Syngué Sabour (or The Patience Stone, as it is known in English) tells the tale of a young Afghan woman (played by Iranian Golshifteh Farahani) who is tending to her comatose husband as war rages around them. It is Afghanistan in an undisclosed period (though the lack of either Soviet or American troops suggests it might be the 1990s), and the woman is forced to abandon the husband alone in the front room of their faded Kabul home and hide in the cellar with neighbours as shells fall. She then sends her children off to stay with her aunt, who works as a prostitute the other side of town. When her neighbours are massacred, she is left on her own with her vegetative spouse, and she proceeds to tell him her innermost secrets.
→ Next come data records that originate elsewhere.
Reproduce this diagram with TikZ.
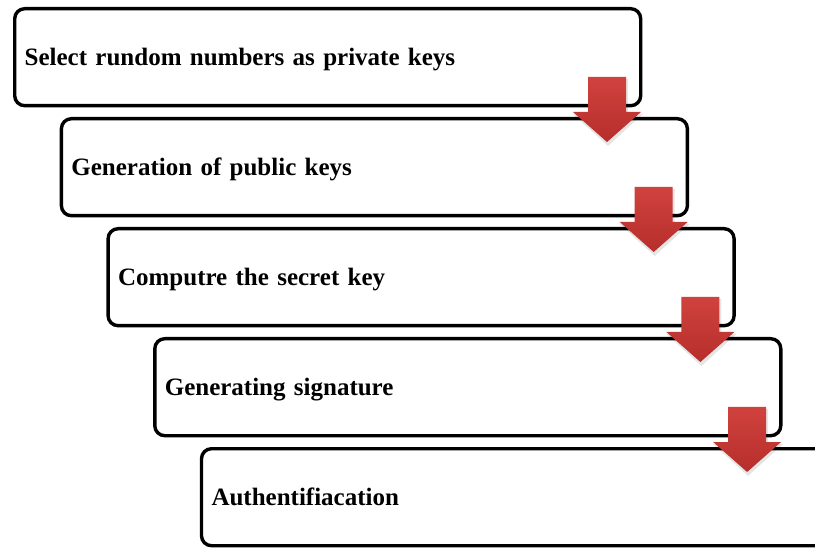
\documentclass[tikz,border=0pt]{standalone}
\usepackage{fontspec}
\setmainfont{Liberation Serif}
\definecolor{arrtop}{RGB}{208,66,62}
\definecolor{arrbot}{RGB}{182,46,43}
\tikzset{
  stepbox/.style={draw=black, line width=3.4pt, rounded corners=10pt, fill=white,
    anchor=north west, minimum height=97pt, text width=606pt, inner xsep=10pt,
    align=left, text height=16pt, text depth=0pt,
    font=\fontsize{25}{28}\selectfont\bfseries},
  downarrow/.style={top color=arrtop, bottom color=arrbot, draw=none},
  arrshadow/.style={fill=black, opacity=0.10, draw=none}
}
\begin{document}
\begin{tikzpicture}[x=1pt,y=-1pt]
\useasboundingbox (0,0) rectangle (815,548);
\clip (0,0) rectangle (815,548);
\node[stepbox, minimum width=626pt] (b1) at (13,7)   {Select rundom numbers as private keys};
\node[stepbox, minimum width=626pt] (b2) at (59.7,117) {Generation of public keys};
\node[stepbox, minimum width=626pt] (b3) at (106.4,227) {Computre the secret key};
\node[stepbox, minimum width=626pt] (b4) at (153.1,337) {Generating signature};
\node[stepbox, minimum width=626pt] (b5) at (199.8,447) {Authentifiacation};
\foreach \i in {0,1,2,3}{
  \pgfmathsetmacro{\cx}{607+46.7*\i}
  \pgfmathsetmacro{\ty}{77+110*\i}
  \fill[arrshadow] (\cx-18,\ty+2) -- (\cx+21,\ty+2) -- (\cx+21,\ty+37) -- (\cx+36,\ty+37)
     -- (\cx+1,\ty+69) -- (\cx-34,\ty+37) -- (\cx-18,\ty+37) -- cycle;
  \shade[downarrow] (\cx-19,\ty) -- (\cx+19,\ty) -- (\cx+19,\ty+35) -- (\cx+34,\ty+35)
     -- (\cx,\ty+65) -- (\cx-34,\ty+35) -- (\cx-19,\ty+35) -- cycle;
}
\end{tikzpicture}
\end{document}
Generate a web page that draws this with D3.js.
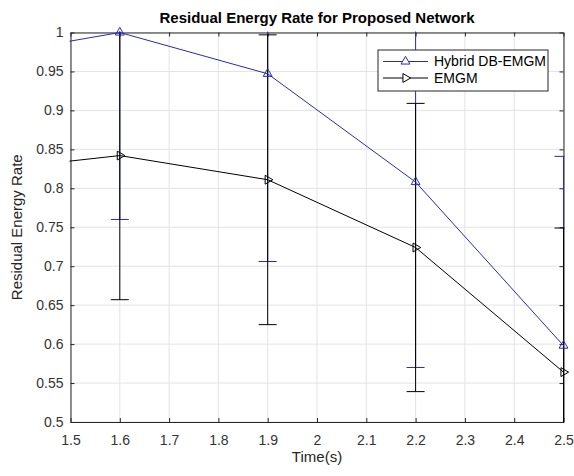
<!DOCTYPE html>
<html>
<head>
<meta charset="utf-8">
<script src="https://cdn.jsdelivr.net/npm/d3@7"></script>
<style>
  body { margin: 0; background: #fff; }
  svg { font-family: "Liberation Sans", Arial, sans-serif; }
</style>
</head>
<body>
<svg id="chart"></svg>
<script>
// data (first point lies left of the visible range)
const times = [1.3, 1.6, 1.9, 2.2, 2.5];
const hybrid = [0.967, 1.0, 0.947, 0.808, 0.598];
const hybridErr = [0.24, 0.24, 0.241, 0.238, 0.243];
const emgm = [0.821, 0.842, 0.811, 0.724, 0.564];
const emgmErr = [0.185, 0.185, 0.186, 0.185, 0.185];

const xTicks = [1.5, 1.6, 1.7, 1.8, 1.9, 2, 2.1, 2.2, 2.3, 2.4, 2.5];
const xTickLabels = ['1.5', '1.6', '1.7', '1.8', '1.9', '2', '2.1', '2.2', '2.3', '2.4', '2.5'];
const yTicks = [0.5, 0.55, 0.6, 0.65, 0.7, 0.75, 0.8, 0.85, 0.9, 0.95, 1];
const yTickLabels = ['0.5', '0.55', '0.6', '0.65', '0.7', '0.75', '0.8', '0.85', '0.9', '0.95', '1'];

const seriesNames = ['Hybrid DB-EMGM', 'EMGM'];
const seriesColors = ['#2a2ab4', '#000000'];

const W = 574, H = 476;
const margin = {top: 32.5, right: 10.5, bottom: 54, left: 70.5};
const width = W - margin.left - margin.right;
const height = H - margin.top - margin.bottom;

const svg = d3.select('#chart').attr('width', W).attr('height', H);

const x = d3.scaleLinear().domain([1.5, 2.5]).range([0, width]);
const y = d3.scaleLinear().domain([0.5, 1]).range([height, 0]);

svg.append('defs').append('clipPath').attr('id', 'clip')
  .append('rect').attr('x', -1).attr('y', -1).attr('width', width + 2).attr('height', height + 2);

const g = svg.append('g')
  .attr('transform', 'translate(' + margin.left + ',' + margin.top + ')');

// grid
g.append('g').selectAll('line').data(xTicks).enter().append('line')
  .attr('x1', d => x(d)).attr('x2', d => x(d))
  .attr('y1', 0).attr('y2', height)
  .attr('stroke', '#e3e3e3').attr('stroke-width', 1);
g.append('g').selectAll('line').data(yTicks).enter().append('line')
  .attr('y1', d => y(d)).attr('y2', d => y(d))
  .attr('x1', 0).attr('x2', width)
  .attr('stroke', '#e3e3e3').attr('stroke-width', 1);

// axes (ticks inside, box on)
const axisColor = '#262626';
const xi = {};
xTicks.forEach((t, i) => xi[t] = xTickLabels[i]);
const yi = {};
yTicks.forEach((t, i) => yi[t] = yTickLabels[i]);

const xAxis = g.append('g').attr('transform', 'translate(0,' + height + ')')
  .call(d3.axisBottom(x).tickValues(xTicks).tickFormat(d => xi[d]).tickSize(-4).tickPadding(8).tickSizeOuter(0));
const xAxisTop = g.append('g')
  .call(d3.axisTop(x).tickValues(xTicks).tickFormat('').tickSize(-4).tickSizeOuter(0));
const yAxis = g.append('g')
  .call(d3.axisLeft(y).tickValues(yTicks).tickFormat(d => yi[d]).tickSize(-4).tickPadding(7).tickSizeOuter(0));
const yAxisRight = g.append('g').attr('transform', 'translate(' + width + ',0)')
  .call(d3.axisRight(y).tickValues(yTicks).tickFormat('').tickSize(-4).tickSizeOuter(0));

[xAxis, xAxisTop, yAxis, yAxisRight].forEach(a => {
  a.selectAll('path, line').attr('stroke', axisColor);
  a.selectAll('text').attr('fill', '#333').style('font-size', '14px');
});
xAxis.selectAll('text').attr('y', 22.5).attr('dy', 0);

// series
const series = [
  {name: seriesNames[0], vals: hybrid, errs: hybridErr, color: seriesColors[0], rot: 0},
  {name: seriesNames[1], vals: emgm, errs: emgmErr, color: seriesColors[1], rot: 90}
];

const plot = g.append('g').attr('clip-path', 'url(#clip)');
const capW = 9;

series.forEach(s => {
  const pts = times.map((t, i) => ({t: t, v: s.vals[i], e: s.errs[i]}));
  const eb = plot.append('g').attr('stroke', s.color).attr('stroke-width', 1).attr('fill', 'none');
  eb.selectAll('.bar').data(pts).enter().append('line')
    .attr('x1', d => x(d.t)).attr('x2', d => x(d.t))
    .attr('y1', d => y(d.v - d.e)).attr('y2', d => y(d.v + d.e));
  eb.selectAll('.capLo').data(pts).enter().append('line')
    .attr('x1', d => x(d.t) - capW).attr('x2', d => x(d.t) + capW)
    .attr('y1', d => y(d.v - d.e)).attr('y2', d => y(d.v - d.e));
  eb.selectAll('.capHi').data(pts).enter().append('line')
    .attr('x1', d => x(d.t) - capW).attr('x2', d => x(d.t) + capW)
    .attr('y1', d => y(d.v + d.e)).attr('y2', d => y(d.v + d.e));
  s.pts = pts;
});

series.forEach(s => {
  plot.append('path').datum(s.pts)
    .attr('fill', 'none').attr('stroke', s.color).attr('stroke-width', 1)
    .attr('d', d3.line().x(d => x(d.t)).y(d => y(d.v)));
});

const tri = d3.symbol(d3.symbolTriangle, 34);
series.forEach(s => {
  g.append('g').selectAll('path')
    .data(s.pts.filter(d => d.t >= x.domain()[0] && d.t <= x.domain()[1]))
    .enter().append('path')
    .attr('d', tri)
    .attr('transform', d => 'translate(' + x(d.t) + ',' + y(d.v) + ') rotate(' + s.rot + ')')
    .attr('fill', 'none').attr('stroke', s.color).attr('stroke-width', 1);
});

// title and labels
svg.append('text')
  .attr('x', margin.left + width / 2).attr('y', 23)
  .attr('text-anchor', 'middle').style('font-size', '15px').style('font-weight', 'bold')
  .attr('fill', '#000')
  .text('Residual Energy Rate for Proposed Network');

svg.append('text')
  .attr('x', margin.left + width / 2).attr('y', 462)
  .attr('text-anchor', 'middle').style('font-size', '15px').attr('fill', '#262626')
  .text('Time(s)');

svg.append('text')
  .attr('transform', 'translate(22,' + (margin.top + height / 2) + ') rotate(-90)')
  .attr('text-anchor', 'middle').style('font-size', '15px').attr('fill', '#262626')
  .text('Residual Energy Rate');

// legend
const lg = svg.append('g').attr('transform', 'translate(378,50)');
lg.append('rect').attr('width', 170).attr('height', 41)
  .attr('fill', '#fff').attr('stroke', axisColor).attr('stroke-width', 1);
series.forEach((s, i) => {
  const ly = 11.5 + i * 16.5;
  lg.append('line').attr('x1', 5).attr('x2', 50).attr('y1', ly).attr('y2', ly)
    .attr('stroke', s.color).attr('stroke-width', 1);
  lg.append('path').attr('d', tri)
    .attr('transform', 'translate(27.5,' + ly + ') rotate(' + s.rot + ')')
    .attr('fill', '#fff').attr('stroke', s.color);
  lg.append('text').attr('x', 56).attr('y', ly).attr('dy', '0.35em')
    .style('font-size', '14px').attr('fill', '#000').text(s.name);
});
</script>
</body>
</html>
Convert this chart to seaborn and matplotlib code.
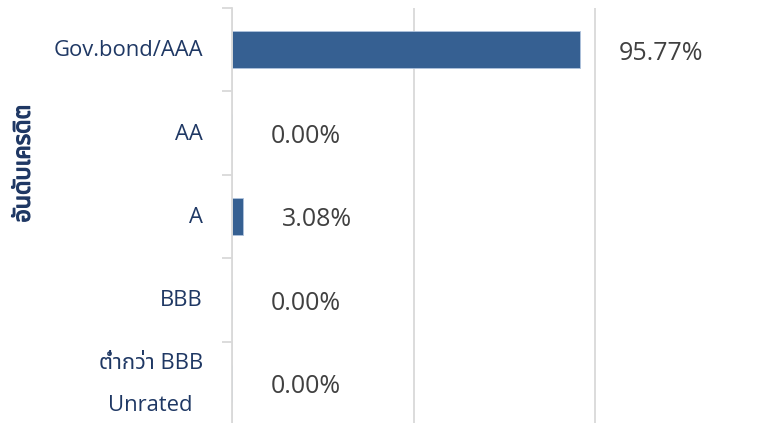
import matplotlib
matplotlib.use("Agg")
import matplotlib.pyplot as plt
import matplotlib.patheffects as pe
from matplotlib.transforms import ScaledTranslation
import seaborn as sns
import pandas as pd
from matplotlib import font_manager, ft2font

categories = ["Gov.bond/AAA", "AA", "A", "BBB", "ต่ำกว่า BBB\nUnrated"]
values = [95.77, 0.00, 3.08, 0.00, 0.00]
value_labels = [f"{v:.2f}%" for v in values]
y_title = "อันดับเครดิต"
x_ticks = [0, 50, 100]


def find_thai_fonts():
    found = []
    seen = set()
    for f in font_manager.fontManager.ttflist:
        if f.name in seen:
            continue
        try:
            cm = ft2font.FT2Font(f.fname).get_charmap()
        except Exception:
            continue
        if 0x0E15 in cm and 0x0E33 in cm and 0x0E48 in cm:
            found.append(f.name)
            seen.add(f.name)
    return found


thai_fonts = find_thai_fonts()
pref = ["Leelawadee UI", "Leelawadee", "Tahoma", "Noto Sans Thai", "Noto Sans Thai UI",
        "Sarabun", "Loma", "Garuda", "Norasi", "Kinnari", "Waree", "Umpush"]
ordered = [p for p in pref if p in thai_fonts] + [t for t in thai_fonts if t not in pref]

sns.set_theme(style="white")
plt.rcParams["font.family"] = ["Open Sans"] + ordered + ["DejaVu Sans"]
cat_family = ["Open Sans"] + ordered + ["DejaVu Sans"]

navy = "#1F3864"
grey_txt = "#404040"
line_grey = "#D9D9D9"
bar_color = "#366092"

df = pd.DataFrame({"cat": categories, "val": values})

fig = plt.figure(figsize=(7.64, 4.23), dpi=100)
ax = fig.add_axes([232 / 764, -2 / 423, 1 - 232 / 764, 417 / 423])
sns.barplot(data=df, x="val", y="cat", orient="h", color=bar_color, width=0.45,
            saturation=1, edgecolor="#AFC3DD", linewidth=0.6, ax=ax)

ax.set_xlim(0, 146.5)
ax.set_ylim(4.5, -0.5)
ax.set_xticks(x_ticks)
ax.set_xticklabels([])
ax.tick_params(axis="x", length=0)
ax.grid(axis="x", color=line_grey, linewidth=1.3)
ax.grid(axis="y", visible=False)
ax.set_axisbelow(True)

for s in ["top", "right", "bottom"]:
    ax.spines[s].set_visible(False)
ax.spines["left"].set_color(line_grey)
ax.spines["left"].set_linewidth(1.3)

ax.set_yticks(range(len(categories)))
ax.set_yticklabels(categories, fontsize=15.8, color=navy, family=cat_family,
                   multialignment="center", linespacing=2.32)
ax.set_yticks([i - 0.5 for i in range(len(categories) + 1)], minor=True)
ax.tick_params(axis="y", which="major", length=0, pad=21)
ax.tick_params(axis="y", which="minor", length=7.5, width=1.3, color=line_grey, left=True)

ax.set_xlabel("")
ax.set_ylabel("")
fig.text(0.031, 0.613, y_title, rotation=90, fontsize=16.8, fontweight="bold",
         color=navy, ha="center", va="center", family=cat_family,
         path_effects=[pe.withStroke(linewidth=0.9, foreground=navy)])

for patch, lab in zip(ax.containers[0], value_labels):
    x_end = patch.get_x() + patch.get_width()
    y_mid = patch.get_y() + patch.get_height() / 2
    ax.annotate(lab, xy=(x_end, y_mid), xytext=(28, -2.5), textcoords="offset points",
                ha="left", va="center", fontsize=18, color=grey_txt)

ticklabs = ax.get_yticklabels()
for i, lab in enumerate(ticklabs):
    dy = 8.6 if i == len(ticklabs) - 1 else 1.1
    lab.set_transform(lab.get_transform() + ScaledTranslation(0, dy / 72, fig.dpi_scale_trans))

fig.savefig("out.png", dpi=100)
It’s a clever conceit that circumvents the restrictions on female agency in Afghan society and symbolises them at the same time. Rahimi does his best to make his book cinematic — his visual sense is strong for someone better known as a writer — and Farahani, now an exile from her career and life in Iran, is a fitting presence for the solitary protagonist. Ultimately though, the film suffers from the same problem as the book, only more so. Like the novel, it seems far too much like a play; unlike the book, it doesn’t have the facility for the monologue to be internalised, so Farahani has to carry a lot of dramatic weight, and, despite her best efforts, it is not always convincing. One can understand Rahimi’s desire to film the novel itself — it is a ‘return home’ of sorts and he was able to transpose the novel’s French to his native Farsi for the screenplay. It is a creditable effort but at no point do you feel it complements the novel in any vital way. The irony is, Rahimi, as competent a director as he is, doesn’t bring anything more to it than a different director might have. Overall, Syngué Sabour is a film that plays it just a little too safe.